**Instructions for the task:** Carry none of the pictures over; write out the complete data exactly.

### Source data ###

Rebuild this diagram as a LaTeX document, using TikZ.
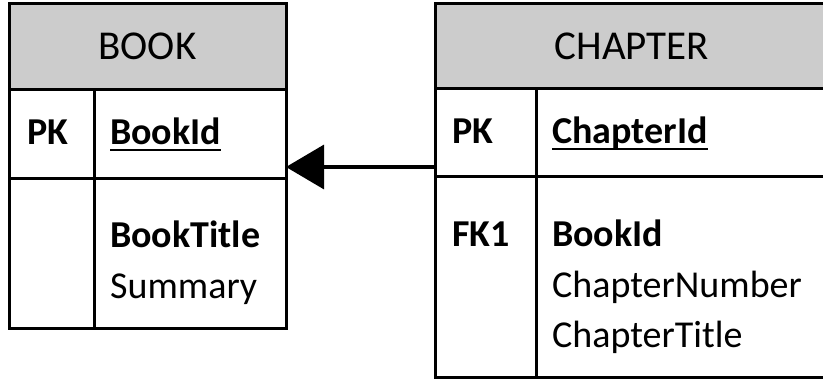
\documentclass[tikz,border=0pt]{standalone}
\usepackage{fontspec}
\setmainfont{Carlito}
\usetikzlibrary{arrows.meta}
\definecolor{hdrgray}{RGB}{204,204,204}
\tikzset{
  frame/.style={draw=black, line width=3pt, line join=miter},
  hdrcell/.style={frame, fill=hdrgray},
  tablebox/.style={draw=none, inner sep=0pt, outer sep=0pt, anchor=north west},
  hdrtext/.style={inner sep=0pt, anchor=base, font=\fontsize{41}{49}\selectfont},
  keytext/.style={inner sep=0pt, anchor=base west, font=\fontsize{38}{46}\selectfont\bfseries},
  fieldtext/.style={inner sep=0pt, anchor=base west, font=\fontsize{38}{46}\selectfont},
  uline/.style={line width=2.2pt},
  fklink/.style={line width=3.3pt, -{Triangle[length=38pt,width=44pt]}}
}
\begin{document}
\begin{tikzpicture}[x=1pt, y=-1pt]
\useasboundingbox (0,0) rectangle (823,379);

% ---- BOOK table ----
\draw[hdrcell] (9,4) rectangle (286,90);
\draw[frame] (9,90) rectangle (286,179);
\draw[frame] (9,179) rectangle (286,329);
\draw[frame] (94,90) -- (94,329);
\node[tablebox, minimum width=277pt, minimum height=325pt] (book) at (9,4) {};

\node[hdrtext] (bookhdr) at (147.5,60) {BOOK};
\node[keytext] (bookpk) at (27,145) {PK};
\node[keytext] (bookid) at (110,145) {BookId};
\draw[uline] ([yshift=-5pt]bookid.base west) -- ([yshift=-5pt]bookid.base east);
\node[keytext] (booktitle) at (110,248) {BookTitle};
\node[fieldtext] (booksummary) at (110,299) {Summary};

% ---- CHAPTER table ----
\draw[hdrcell] (435,4) rectangle (829,89);
\draw[frame] (435,89) rectangle (829,177);
\draw[frame] (435,177) rectangle (829,378);
\draw[frame] (536,89) -- (536,378);
\node[tablebox, minimum width=394pt, minimum height=374pt] (chapter) at (435,4) {};

\node[hdrtext] (chaphdr) at (632,60) {CHAPTER};
\node[keytext] (chappk) at (452,144) {PK};
\node[keytext] (chapid) at (552,144) {ChapterId};
\draw[uline] ([yshift=-5pt]chapid.base west) -- ([yshift=-5pt]chapid.base east);
\node[keytext] (chapfk) at (452,247) {FK1};
\node[keytext] (chapbookid) at (552,247) {BookId};
\node[fieldtext] (chapnum) at (552,298) {ChapterNumber};
\node[fieldtext] (chaptitle) at (552,348) {ChapterTitle};

% ---- foreign key reference ----
\draw[fklink] (chapter.west |- 0,167) -- (book.east |- 0,167);
\end{tikzpicture}
\end{document}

###

**Expected output:**
Rebuild this diagram as a LaTeX document, using TikZ.
\documentclass[tikz,border=0pt]{standalone}
\usepackage{fontspec}
\setmainfont{Carlito}
\usetikzlibrary{arrows.meta}
\definecolor{hdrgray}{RGB}{204,204,204}
\tikzset{
  frame/.style={draw=black, line width=3pt, line join=miter},
  hdrcell/.style={frame, fill=hdrgray},
  tablebox/.style={draw=none, inner sep=0pt, outer sep=0pt, anchor=north west},
  hdrtext/.style={inner sep=0pt, anchor=base, font=\fontsize{41}{49}\selectfont},
  keytext/.style={inner sep=0pt, anchor=base west, font=\fontsize{38}{46}\selectfont\bfseries},
  fieldtext/.style={inner sep=0pt, anchor=base west, font=\fontsize{38}{46}\selectfont},
  uline/.style={line width=2.2pt},
  fklink/.style={line width=3.3pt, -{Triangle[length=38pt,width=44pt]}}
}
\begin{document}
\begin{tikzpicture}[x=1pt, y=-1pt]
\useasboundingbox (0,0) rectangle (823,379);

% ---- BOOK table ----
\draw[hdrcell] (9,4) rectangle (286,90);
\draw[frame] (9,90) rectangle (286,179);
\draw[frame] (9,179) rectangle (286,329);
\draw[frame] (94,90) -- (94,329);
\node[tablebox, minimum width=277pt, minimum height=325pt] (book) at (9,4) {};

\node[hdrtext] (bookhdr) at (147.5,60) {BOOK};
\node[keytext] (bookpk) at (27,145) {PK};
\node[keytext] (bookid) at (110,145) {BookId};
\draw[uline] ([yshift=-5pt]bookid.base west) -- ([yshift=-5pt]bookid.base east);
\node[keytext] (booktitle) at (110,248) {BookTitle};
\node[fieldtext] (booksummary) at (110,299) {Summary};

% ---- CHAPTER table ----
\draw[hdrcell] (435,4) rectangle (829,89);
\draw[frame] (435,89) rectangle (829,177);
\draw[frame] (435,177) rectangle (829,378);
\draw[frame] (536,89) -- (536,378);
\node[tablebox, minimum width=394pt, minimum height=374pt] (chapter) at (435,4) {};

\node[hdrtext] (chaphdr) at (632,60) {CHAPTER};
\node[keytext] (chappk) at (452,144) {PK};
\node[keytext] (chapid) at (552,144) {ChapterId};
\draw[uline] ([yshift=-5pt]chapid.base west) -- ([yshift=-5pt]chapid.base east);
\node[keytext] (chapfk) at (452,247) {FK1};
\node[keytext] (chapbookid) at (552,247) {BookId};
\node[fieldtext] (chapnum) at (552,298) {ChapterNumber};
\node[fieldtext] (chaptitle) at (552,348) {ChapterTitle};

% ---- foreign key reference ----
\draw[fklink] (chapter.west |- 0,167) -- (book.east |- 0,167);
\end{tikzpicture}
\end{document}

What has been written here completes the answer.